As I’m turning around, I catch a glimpse of someone in the mirror so I stop long enough to take a look. Oh, that’s… me? No, can’t be. Who is that – that person – in the mirror staring back at me? That can’t possibly be me! I look over my shoulder, but there is no one else in the room so I look again. There are tiny wrinkles around those eyes; there are lines around the mouth. The eyes are a clear steel gray with a little twinkle of mischief; those must be mine. Where did the lines and wrinkles come from? Could that person in the mirror really be me?
Funny how you just never really think about some things. You stand in front of that same mirror every morning to brush your hair, brush your teeth, wash your face, and other regular and sundry habits, but you just don’t give it much thought with the exception of the strand of hair that needs smoothed or the makeup that’s just a touch smeared in the corner of your eye and needs a little fixing. All of a sudden something gets your attention and – wham! – who is that in the mirror?

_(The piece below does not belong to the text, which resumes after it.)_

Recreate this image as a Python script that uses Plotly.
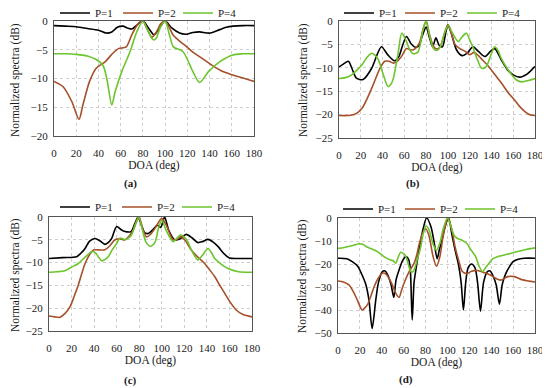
import plotly.graph_objects as go

# ---------------- data ----------------
series_names = ["P=1", "P=2", "P=4"]
colors = ["#000000", "#A5502A", "#6CC52C"]
panel_labels = ["(a)", "(b)", "(c)", "(d)"]
x_ticks = [0, 20, 40, 60, 80, 100, 120, 140, 160, 180]
x_title = "DOA (deg)"
y_title = "Normalized spectra (dB)"

# panel (a)
a_p1_x = [0, 10, 20, 30, 40, 47, 52, 57, 62, 66, 70, 74, 80, 85, 90, 95, 100, 106, 113, 119, 125, 131, 140, 149, 155, 161, 170, 180]
a_p1_y = [-0.8, -0.9, -1.0, -1.3, -1.6, -2.1, -1.9, -1.1, -0.9, -1.2, -1.4, -0.8, 0, -1.2, -2.4, -1.2, 0, -1.2, -2.1, -2.3, -2.0, -1.9, -2.1, -1.5, -1.1, -0.9, -0.8, -0.8]
a_p2_x = [0, 8, 16, 22.5, 26, 32, 38, 46, 52, 58, 65, 70, 76, 80, 84, 88, 92, 96, 100, 104, 107, 113, 119, 125, 131, 143, 152, 161, 170, 180]
a_p2_y = [-10.5, -11.4, -14.0, -17.1, -14.6, -10.5, -8.2, -7.1, -5.8, -4.8, -4.5, -2.4, -0.4, 0, -1.5, -2.8, -2.0, -0.5, 0, -1.2, -2.4, -3.5, -4.4, -5.4, -6.2, -7.8, -8.8, -9.4, -9.9, -10.5]
a_p4_x = [0, 10, 20, 30, 38, 44, 47.5, 52, 55, 61, 68.5, 74.5, 80, 84, 88, 90, 92, 96, 100, 104, 107.5, 116, 125, 131, 139, 149, 161, 170, 180]
a_p4_y = [-5.7, -5.7, -5.8, -6.1, -6.7, -7.7, -10.0, -14.6, -12.3, -8.8, -5.3, -1.9, 0, -1.5, -3.0, -3.3, -3.0, -1.0, 0, -2.5, -4.5, -5.3, -8.8, -10.7, -8.8, -7.1, -5.9, -5.7, -5.7]

# panel (b)
b_p1_x = [0, 4, 8.6, 12, 16, 22, 30, 35, 39, 45, 51, 55, 58, 62, 66, 70, 73, 76, 80, 83, 86, 89, 92, 95, 98, 100, 103, 108, 113, 118, 123, 128, 134, 139, 143, 149, 155, 160, 166, 173, 180]
b_p1_y = [-9.8, -9.2, -8.6, -10.2, -12.2, -12.5, -10.1, -7.2, -5.5, -7.3, -8.5, -7.6, -5.5, -3.3, -4.8, -5.6, -5.4, -3.5, -1.3, -3.5, -5.5, -3.6, -5.2, -5.5, -2.5, -0.8, -2.5, -6.2, -7.4, -6.8, -5.5, -6.5, -7.6, -6.5, -5.9, -8.3, -10.5, -11.5, -12.0, -11.3, -9.7]
b_p2_x = [0, 8, 14, 21, 30, 37.6, 42, 46, 50, 54, 57.6, 62, 66.6, 70, 74, 77, 80, 83, 87, 90, 93, 97, 100, 103, 106.5, 111, 116, 120, 124, 128, 132, 137, 143, 149, 155, 161.6, 166, 171, 176, 180]
b_p2_y = [-20.2, -20.2, -20.0, -18.7, -14.4, -10.1, -8.6, -8.6, -9.0, -8.5, -7.5, -5.9, -6.2, -5.9, -4.6, -2.0, 0, -2.8, -5.5, -6.0, -5.5, -2.5, -0.8, -2.5, -5.0, -5.9, -6.5, -7.2, -6.7, -7.4, -8.4, -9.6, -11.4, -13.2, -15.2, -17.0, -18.3, -19.4, -20.1, -20.2]
b_p4_x = [0, 6, 11.6, 16, 21, 26, 30, 33, 36, 40.7, 45, 48, 50, 54.5, 57.6, 62, 65, 68, 72.6, 77.4, 80, 83, 87, 90, 93, 97, 100.4, 104, 109.5, 113, 117, 120, 123.3, 127, 131, 135, 139, 143, 146, 149, 154, 158.6, 163, 168, 174, 180]
b_p4_y = [-12.3, -12.1, -11.5, -10.6, -9.4, -7.7, -6.9, -7.3, -8.2, -11.5, -14.0, -13.4, -12.2, -6.6, -2.6, -4.4, -6.2, -7.0, -6.6, -1.6, 0, -3.0, -6.0, -6.3, -5.5, -2.5, -0.9, -2.5, -4.4, -3.4, -2.6, -4.0, -5.8, -8.2, -10.1, -9.8, -7.6, -5.5, -6.3, -8.0, -10.0, -11.5, -12.6, -13.0, -12.7, -12.3]

# panel (c)
c_p1_x = [0, 12, 24.5, 28, 32, 36, 40.8, 45, 49.6, 53, 55.6, 60, 64, 67.4, 72.7, 76, 79, 82, 85, 88, 92, 96, 99, 102.5, 106, 111.4, 116, 121.7, 127, 132, 136, 141, 145, 150, 155, 160, 170, 180]
c_p1_y = [-9.1, -8.9, -8.7, -8.0, -6.9, -5.3, -4.7, -5.2, -6.0, -5.5, -4.7, -2.1, -2.8, -3.2, -3.2, -1.5, 0, -1.8, -3.5, -3.6, -2.8, -1.8, -2.3, 0, -2.8, -5.0, -4.8, -3.8, -4.6, -5.6, -5.4, -4.9, -5.4, -6.5, -8.0, -9.0, -9.1, -9.1]
c_p2_x = [0, 5, 9.8, 14, 18.6, 22, 26, 32, 37.8, 40, 43.7, 49.6, 54, 58.5, 63, 67.4, 71, 74.7, 78, 80, 83, 86.5, 90, 94, 97, 100, 104, 110, 114, 117, 121, 126, 132, 138, 142.5, 147, 151, 155.7, 161, 166, 172, 180]
c_p2_y = [-21.7, -21.9, -22.0, -21.2, -19.7, -17.6, -14.9, -10.2, -7.6, -7.2, -7.2, -7.2, -6.3, -5.0, -4.8, -5.0, -4.2, -2.9, -0.8, 0, -2.5, -4.4, -3.8, -2.5, -1.2, -0.3, -1.8, -5.0, -4.8, -4.3, -5.2, -7.2, -8.8, -10.2, -11.6, -13.1, -14.8, -16.7, -18.8, -20.4, -21.4, -21.9]
c_p4_x = [0, 7, 14, 20, 26, 32, 37.8, 41, 44, 46.7, 49, 52.6, 56, 60, 63, 67.4, 70, 73.3, 76, 79.5, 83, 86, 90, 94, 97, 100, 104, 110, 114, 117, 120, 123, 127, 132, 136, 141, 144, 147, 152, 158.7, 168, 180]
c_p4_y = [-12.1, -12.0, -11.8, -11.0, -10.2, -8.8, -7.6, -7.8, -8.8, -9.6, -9.4, -8.7, -7.2, -5.8, -4.6, -5.0, -4.7, -3.9, -2.0, 0, -3.0, -5.5, -6.4, -5.5, -2.5, -0.7, -3.0, -5.4, -4.5, -3.9, -4.4, -5.4, -7.6, -9.4, -8.4, -6.9, -7.8, -9.1, -10.2, -11.3, -12.0, -12.1]

# panel (d)
d_p1_x = [0, 8, 13, 18, 22, 25.5, 28.3, 31.2, 34.5, 37, 40.5, 43, 45.5, 48.5, 51, 53, 55.8, 59, 62, 64.5, 66, 67.8, 69.5, 71, 74, 77.4, 81, 85, 88, 90.6, 92.5, 94.6, 98, 101, 104, 107, 110, 112.5, 114.6, 116.7, 119, 122, 125, 127.5, 130.2, 133, 136.5, 139, 141.5, 144.5, 147.5, 150, 153, 156.3, 160, 164, 170, 180]
d_p1_y = [-17.5, -17.7, -19.0, -21.0, -24.8, -29, -35.7, -48, -35.7, -28, -23.3, -23.0, -24.8, -29, -34.5, -27, -22.6, -18.5, -16.8, -18.0, -22, -44.3, -28, -23, -14, -5.5, 0, -3.9, -11, -17.7, -14, -10.5, -3.5, 0, -7, -14, -20, -28, -40, -28, -21.5, -20.0, -21.5, -28, -40.5, -28, -23.3, -23.0, -25, -29, -37.5, -29, -24.5, -21.5, -19.0, -18.0, -17.5, -17.5]
d_p2_x = [0, 5, 10, 14, 17.7, 22, 24, 26.8, 30, 33, 37, 40.5, 43.5, 46.6, 50, 52.7, 55.8, 58, 60.3, 65, 69.5, 72, 74, 77, 80, 83, 87, 90, 93, 96, 98.5, 100.5, 104, 107, 110, 113.6, 117.6, 122, 127.3, 132, 136.5, 140, 144, 148.7, 155, 161, 167.8, 174, 180]
d_p2_y = [-27.4, -27.8, -29.1, -32, -35.7, -40, -39.3, -37.8, -34, -29.9, -26, -24, -24.3, -26.2, -29.5, -32.7, -34.5, -31.5, -28.4, -23.3, -19.7, -16, -11.7, -7, -4.7, -7.5, -17, -21, -17, -8, -2.5, 0, -5, -12.6, -18, -23.3, -24.2, -23.2, -22.8, -23.5, -24.2, -25.0, -26.2, -27, -25.5, -25.5, -26.8, -27.4, -27.8]
d_p4_x = [0, 5.8, 11.6, 19.2, 23, 26, 31, 36, 42, 48, 50.5, 52.7, 55, 57.3, 60, 62, 64.5, 66.4, 68, 69.5, 72.5, 75.6, 78, 80.5, 83, 87, 90, 93, 96, 100, 103, 106, 109, 113, 117.6, 121, 125.8, 129, 132, 135, 138, 141.5, 145.6, 151, 157.8, 164, 170, 176, 180]
d_p4_y = [-13.2, -12.8, -12.2, -11.2, -11.5, -12.5, -13.5, -14.6, -16.8, -18.3, -18.6, -19.6, -17, -14.9, -15.5, -16.8, -20.5, -23.3, -23.5, -22.6, -18, -12.5, -6.5, -3.5, -5.0, -11.5, -14, -11, -5, 0, -3.5, -7.5, -8.8, -9.6, -11, -13.5, -16.8, -21, -23.3, -21.5, -19.7, -17.7, -16.8, -16.2, -15.4, -14.6, -13.9, -13.3, -13.0]

panels = [
    ([a_p1_x, a_p2_x, a_p4_x], [a_p1_y, a_p2_y, a_p4_y], [-20, 0], 5),
    ([b_p1_x, b_p2_x, b_p4_x], [b_p1_y, b_p2_y, b_p4_y], [-25, 0], 5),
    ([c_p1_x, c_p2_x, c_p4_x], [c_p1_y, c_p2_y, c_p4_y], [-25, 0], 5),
    ([d_p1_x, d_p2_x, d_p4_x], [d_p1_y, d_p2_y, d_p4_y], [-50, 0], 10),
]

# ---------------- layout geometry (page pixels, 550x388 window) ----------------
OFF = 8                      # the page body margin offsets the figure by 8 px
W, H = 550 - OFF, 388 - OFF  # figure size that fits in the window


def px(xp):
    return (xp - OFF) / W


def py(yp):
    return 1 - (yp - OFF) / H


boxes = [  # left, right, top, bottom of each plot area (page pixels)
    (54, 254, 21, 136),
    (339, 535, 21, 138),
    (49, 252, 217, 331),
    (338, 535, 218, 333),
]
legend_x = [(60, 123, 183), (344, 405, 467), (60, 122, 182), (343, 405, 465)]
legend_y = [13, 13, 207, 209]
ytitle_pos = [(15, 80), (303, 80), (15, 275), (302, 276)]
label_pos = [(130, 183), (413, 183), (130, 380), (406, 379)]

FONT = "Liberation Serif, Times New Roman, serif"

fig = go.Figure()
layout = dict(
    width=W, height=H, margin=dict(l=0, r=0, t=0, b=0, autoexpand=False),
    paper_bgcolor="white", plot_bgcolor="white",
    font=dict(family=FONT, size=11, color="#1a1a1a"),
    showlegend=True,
)

annotations = []
legend_count = 0
for i, (xs, ys, yr, dt) in enumerate(panels):
    n = "" if i == 0 else str(i + 1)
    for k in range(3):
        legend_count += 1
        leg = "legend" if legend_count == 1 else f"legend{legend_count}"
        fig.add_trace(go.Scatter(
            x=xs[k], y=ys[k], mode="lines", name=series_names[k],
            line=dict(color=colors[k], width=1.6, shape="spline", smoothing=0.8),
            xaxis="x" + n, yaxis="y" + n, legend=leg,
        ))
        layout[leg] = dict(
            orientation="h", x=px(legend_x[i][k] - 5), y=py(legend_y[i]),
            xanchor="left", yanchor="middle", bgcolor="rgba(0,0,0,0)",
            font=dict(size=11), itemwidth=30,
        )
    l, r, t, b = boxes[i]
    layout["xaxis" + n] = dict(
        domain=[px(l), px(r)], anchor="y" + n, range=[0, 180],
        tickvals=x_ticks, showgrid=True, gridcolor="#cfcfcf", griddash="dot",
        showline=True, mirror=True, linecolor="#555555", linewidth=1,
        ticks="outside", ticklen=7, tickcolor="rgba(0,0,0,0)",
        zeroline=False, tickfont=dict(size=11),
        title=dict(text=x_title, font=dict(size=11.5), standoff=2),
    )
    layout["yaxis" + n] = dict(
        domain=[py(b), py(t)], anchor="x" + n, range=yr, dtick=dt,
        showgrid=True, gridcolor="#cfcfcf", griddash="dot",
        showline=True, mirror=True, linecolor="#555555", linewidth=1,
        ticks="outside", ticklen=3, tickcolor="rgba(0,0,0,0)",
        zeroline=False, tickfont=dict(size=11),
    )
    tx, ty = ytitle_pos[i]
    annotations.append(dict(
        text=y_title, x=px(tx), y=py(ty), xref="paper", yref="paper",
        showarrow=False, textangle=-90, font=dict(size=11.5),
        xanchor="center", yanchor="middle",
    ))
    lx, ly = label_pos[i]
    annotations.append(dict(
        text="<b>" + panel_labels[i] + "</b>", x=px(lx), y=py(ly),
        xref="paper", yref="paper", showarrow=False, font=dict(size=11),
        xanchor="center", yanchor="middle",
    ))

layout["annotations"] = annotations
fig.update_layout(**layout)
fig.write_html("out.html")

It’s just about this time that I realize just how old I am. I’m over forty?! My mind balks at the rude awakening and my head reels with the implications. How could this have happened? I don’t feel like an old person. My mind is continually learning new things; I get as excited as a child at Christmas over things as simple as a rainstorm or a new book. Give me a cute pencil or bookmark with Xena on it and I am ecstatic. I still look at my husband with lust in my heart and want to drag him off to a secluded place to take care of the itch at odd moments just as I did when we were in our twenties. How could I be as old as that person in the mirror? That person is too old to be doing, to be thinking, these things!
I go over my preconceived ideas about people over the age of thirty – a hangover from being sweet sixteen and relatively innocent. People over thirty don’t have sex, do they? People over thirty are humdrum drudges that go to work and come home to watch TV until suppertime, and then they go to bed at the very decent hour of nine thirty. Their lives are stable and in order, and they know who they are and what life is about. Don’t they? Of course they do, answers the far corner of my mind that has been trained by my impetuous sixteen-year-old peers. The other part of my subjective wisdom says if that is the case, why have I not figured out who I am and why is life continually full of surprises for me? Here I am, well past thirty, and feeling things that I have already deemed inappropriate for my age group. It’s quite the quandary for an eternal moment of shock.
I look toward the mirror again and see the perplexed expression on the face that is mine and I feel a sudden urge to laugh. Why am I laughing? I’m laughing at the fine joke that nature and time have played on my immortal sixteen-year-old self. I am laughing because I’ve always felt a little “out of sync” with the “norm” and it’s probably time I accepted that. I am laughing at my preconceived ideas that will never mesh with the realities. I am laughing because even though nature has had its little joke, I’m having the last laugh – time can force my body to grow old, but it can’t force me to grow up. As long as I don’t completely grow up there will be the twinkle in my eyes, adventure of new ideas, and the excitement for what the new day brings.
Just remind me not to look that closely in the mirror too often, okay?